Веселинка, открывшая было радостно рот, посмотрела на отца исподлобья, я заметила, что она сжала руки в кулаки. Но, каким бы слабым не выглядел мой отец, я не обманывалась его внешним видом. Он, все же, работал всю жизнь руками — валил и обрабатывал деревья, создавал мебель исключительной красоты. Что ему три малолетние девчонки сделать могут?
Я грустно улыбнулась и нежно обняла отца за шею. Тот замер от удивления, но, спустя секунду, прижал так сильно к себе, что кости захрустели. Но, к сожалению, выпустил слишком быстро, отошел к саням, в глазах его сверкнули слезы. Молчаливо залез в сани и, развернув лошадь, отправился в обратную дорогу. А мы остались, окруженные стеной из льда и снега, без возможности согреться.
Сердце болезненно сжалось, а по щекам покатились слезы. Только они на половине пути оборачивались льдинками, так холодно вокруг стало.
— Давайте выбираться, — предложила Веселинка, когда сани отца скрылись за дальним поворотом.
Яра быстро на это закивала, приплясывая от холода, Тихослава поджала губы, но в ее глазах виделось согласие. Я же медлила, не хотелось проблем родной деревне. Если не останется никого, то бог может и осерчать, наслать на деревню погибель.

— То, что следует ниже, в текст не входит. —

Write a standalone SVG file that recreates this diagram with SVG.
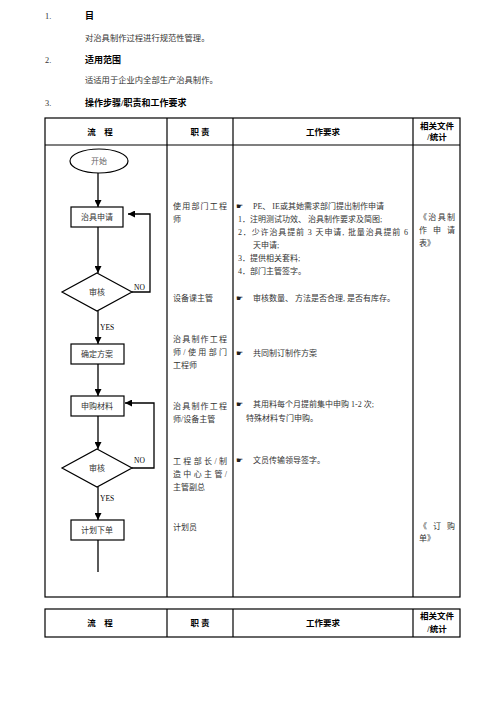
<svg xmlns="http://www.w3.org/2000/svg" width="496" height="702" viewBox="0 0 496 702">
<style>
text{font-family:"Liberation Serif","Noto Sans CJK SC",serif;fill:#333;font-size:8px}
.h{font-weight:bold;fill:#000;font-size:8.5px}
.t{font-size:8.3px}
.th{font-weight:bold;fill:#000;font-size:9px}
.hand{font-family:"DejaVu Sans",sans-serif;fill:#222;font-size:8px}
.c{text-anchor:middle}
.grid{stroke:#000;stroke-width:1.2;fill:none}
.fl{stroke:#000;stroke-width:1.2;fill:#fff}
.con{stroke:#000;stroke-width:1.3;fill:none}
</style>
<defs>
<marker id="ah" viewBox="0 0 10 10" refX="10" refY="5" markerWidth="7" markerHeight="7" markerUnits="userSpaceOnUse" orient="auto"><path d="M0,0L10,5L0,10z" fill="#000"/></marker>
</defs>
<rect width="496" height="702" fill="#fff"/>
<g id="intro">
<text class="t" x="45" y="19">1.</text>
<text class="th" x="85" y="19">目</text>
<text class="t" x="85" y="41">对治具制作过程进行规范性管理。</text>
<text class="t" x="45" y="63">2.</text>
<text class="th" x="85" y="63">适用范围</text>
<text class="t" x="85" y="83">适适用于企业内全部生产治具制作。</text>
<text class="t" x="45" y="106">3.</text>
<text class="th" x="85" y="106">操作步骤/职责和工作要求</text>
</g>
<g id="table1">
<rect class="grid" x="45" y="118" width="415" height="479"/>
<line class="grid" x1="45" y1="145" x2="460" y2="145"/>
<line class="grid" x1="167" y1="118" x2="167" y2="597"/>
<line class="grid" x1="233" y1="118" x2="233" y2="597"/>
<line class="grid" x1="413" y1="118" x2="413" y2="597"/>
<text class="h c" x="100" y="135">流　程</text>
<text class="h c" x="200" y="135">职 责</text>
<text class="h c" x="323" y="135">工作要求</text>
<text class="h c" x="437" y="129">相关文件</text>
<text class="h c" x="437" y="140">/统计</text>
</g>
<g id="table2">
<rect class="grid" x="45" y="609" width="415" height="28"/>
<line class="grid" x1="167" y1="609" x2="167" y2="637"/>
<line class="grid" x1="233" y1="609" x2="233" y2="637"/>
<line class="grid" x1="413" y1="609" x2="413" y2="637"/>
<text class="h c" x="100" y="626">流　程</text>
<text class="h c" x="200" y="626">职 责</text>
<text class="h c" x="323" y="626">工作要求</text>
<text class="h c" x="437" y="619">相关文件</text>
<text class="h c" x="437" y="632">/统计</text>
</g>
<g id="connectors">
<line class="con" x1="98" y1="173" x2="98" y2="207" marker-end="url(#ah)"/>
<line class="con" x1="98" y1="227" x2="98" y2="273" marker-end="url(#ah)"/>
<polyline class="con" points="132,292 150,292 150,214 128,214" marker-end="url(#ah)"/>
<line class="con" x1="98" y1="311" x2="98" y2="344" marker-end="url(#ah)"/>
<line class="con" x1="98" y1="364" x2="98" y2="396" marker-end="url(#ah)"/>
<line class="con" x1="98" y1="416" x2="98" y2="449" marker-end="url(#ah)"/>
<polyline class="con" points="132,468 154,468 154,403 125,403" marker-end="url(#ah)"/>
<line class="con" x1="98" y1="487" x2="98" y2="520" marker-end="url(#ah)"/>
<line class="con" x1="98" y1="540" x2="98" y2="572"/>
<text x="134" y="290" style="font-size:7.5px;fill:#000">NO</text>
<text x="100" y="330" style="font-size:7.5px;fill:#000">YES</text>
<text x="134" y="463" style="font-size:7.5px;fill:#000">NO</text>
<text x="100" y="501" style="font-size:7.5px;fill:#000">YES</text>
</g>
<g id="start">
<ellipse class="fl" cx="99" cy="161" rx="29" ry="12"/>
<text class="c" x="99" y="164" style="fill:#666">开始</text>
</g>
<g id="apply">
<rect class="fl" x="71" y="207" width="52" height="20"/>
<text class="c" x="97" y="220">治具申请</text>
</g>
<g id="review1">
<polygon class="fl" points="97,273 132,292 97,311 62,292"/>
<text class="c" x="97" y="295">审核</text>
</g>
<g id="plan">
<rect class="fl" x="71" y="344" width="53" height="20"/>
<text class="c" x="97" y="357">确定方案</text>
</g>
<g id="purchase">
<rect class="fl" x="71" y="396" width="53" height="20"/>
<text class="c" x="97" y="409">申购材料</text>
</g>
<g id="review2">
<polygon class="fl" points="97,449 132,468 97,487 62,468"/>
<text class="c" x="97" y="471">审核</text>
</g>
<g id="order">
<rect class="fl" x="71" y="520" width="53" height="20"/>
<text class="c" x="97" y="533">计划下单</text>
</g>
<g id="duties">
<text x="173" y="209" textLength="54" lengthAdjust="spacing">使用部门工程</text>
<text x="173" y="222">师</text>
<text x="173" y="301">设备课主管</text>
<text x="173" y="342" textLength="54" lengthAdjust="spacing">治具制作工程</text>
<text x="173" y="355" textLength="54" lengthAdjust="spacing">师/使用部门</text>
<text x="173" y="368">工程师</text>
<text x="173" y="409" textLength="54" lengthAdjust="spacing">治具制作工程</text>
<text x="173" y="422">师/设备主管</text>
<text x="173" y="464" textLength="54" lengthAdjust="spacing">工程部长/制</text>
<text x="173" y="477" textLength="54" lengthAdjust="spacing">造中心主管/</text>
<text x="173" y="490">主管副总</text>
<text x="173" y="530">计划员</text>
</g>
<g id="requirements">
<text class="hand" x="236" y="209">☛</text>
<text x="253" y="209">PE、 IE或其她需求部门提出制作申请</text>
<text x="238" y="222">1．注明测试功效、 治具制作要求及简图;</text>
<text x="238" y="235" textLength="170" lengthAdjust="spacing">2．少许治具提前 3 天申请, 批量治具提前 6</text>
<text x="253" y="248">天申请;</text>
<text x="238" y="261">3．提供相关套料;</text>
<text x="238" y="274">4．部门主管签字。</text>
<text class="hand" x="236" y="301">☛</text>
<text x="253" y="301">审核数量、 方法是否合理, 是否有库存。</text>
<text class="hand" x="236" y="356">☛</text>
<text x="253" y="356">共同制订制作方案</text>
<text class="hand" x="236" y="407">☛</text>
<text x="253" y="407">其用料每个月提前集中申购 1-2 次;</text>
<text x="246" y="421">特殊材料专门申购。</text>
<text class="hand" x="236" y="463">☛</text>
<text x="253" y="463">文员传输领导签字。</text>
</g>
<g id="documents">
<text x="419" y="220" textLength="36" lengthAdjust="spacing">《治具制</text>
<text x="419" y="233" textLength="36" lengthAdjust="spacing">作申请</text>
<text x="419" y="246">表》</text>
<text x="419" y="529" textLength="36" lengthAdjust="spacing">《订购</text>
<text x="419" y="541">单》</text>
</g>
</svg>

— Идите, — самоотверженно сообщила я, отходя ближе к ритуальному дереву, — я вас прикрою.
— Ты совсем шальная? — округлила глаза Яра, смотря на меня, как на сумасшедшую.
— Кто-то должен остаться, — вздохнула я горько, — иначе беде быть.
— Почему ты? — спросила вдруг Слава, пока Яра и Веселинка радовались про себя.
— Потому что жизни мне дома не будет, если я вернусь, а у вас есть шанс, — голос срывался от страха и тоски, но я говорила уверенно, с кривой ухмылкой на губах, — если, конечно, приглянусь я в виде дара, — добавила совсем тихо.
— Дуреха, — хохотнула Веселина, смерив меня оценивающим взглядом, — конечно, приглянешься, тебя все наши парни из виду не упускают, когда ты из дому выходишь.
Я недоуменно заморгала, как может от моей внешности зависеть: приглянусь я Черному богу или нет? Ведь он меня сожрет, его вкусовые качества интересовать должны, а не оболочка.
— Как скажешь, — пожала я плечами и махнула им рукой, — идите, а то не успеете спрятаться.
Тишина проникала скользкими червями под кожу, заставляя вздрагивать от незначительных шорохов. Девочки ушли, осторожно озираясь по сторонам, а я тут же ощутила всепоглощающее одиночество и липкий страх. Переживания захватили меня полностью, заставляя мысли путаться, а душу сжиматься где-то в желудке.
Но я стиснула зубы и обняла себя за плечи. Я сама приняла решение остаться, нечего сейчас идти на попятную. Вскоре я уже измерила всю поляну в шагах, посчитала, сколько деревьев ее окружает, проверила, что лишь одной дорогой с нее можно уйти. Холод стал пробираться под одежду, руки и ноги уже давно озябли, но тулуп держал тепло. Жаль, что его надолго не хватит. Права я оказалась в своих рассуждениях. Девушки тут просто замерзают, насмерть. Никто не приходит забирать дары.
Я вернулась к дереву и уселась на пень, оказавшийся рядом. В отличие от ледяного снега, он меньше морозил тело. Прикрыла глаза и постаралась расслабиться. Из-за дрожи это удавалось плохо, но я продолжала пытаться.
За своими попытками согреться я не заметила, как свет вокруг померк, а небо вновь заволокли тяжелые серые тучи. Порыв ледяного ветра заставил съежиться и открыть глаза. Все воспринималось, как в замедленной съемке. Будто замерзло не только тело, но и мозги атрофировались от холода.
Слезящиеся глаза обнаружили у въезда на поляну чью-то фигуру. Сердце запоздало замерло от страха, но от холода я даже пошевелить пальцем не смогла.
Фигура приблизилась, неся с собой морозную стужу. Я подняла на нее свои глаза. Передо мной стоял незнакомый мужчина, одетый в темные одежды. Начавшийся снегопад скрывал черты его лица, они ускользали от меня, только взгляд светлых, почти прозрачных глаз проникал до самых потаенных глубин моей души. Вопреки всему сделалось жарко, а низ живота скрутила странная судорога.
— И это они отправили мне для развлечения? — донеслись до меня его слова, голос оказался грубым, холодным, выворачивал внутренности, — да ты кожа, да кости. Товарки твои и то сочнее были.
Вместе со странными чувствами, бередящими душу, меня вновь накрыл страх. Кажется, Черный бог явился за своей жертвой.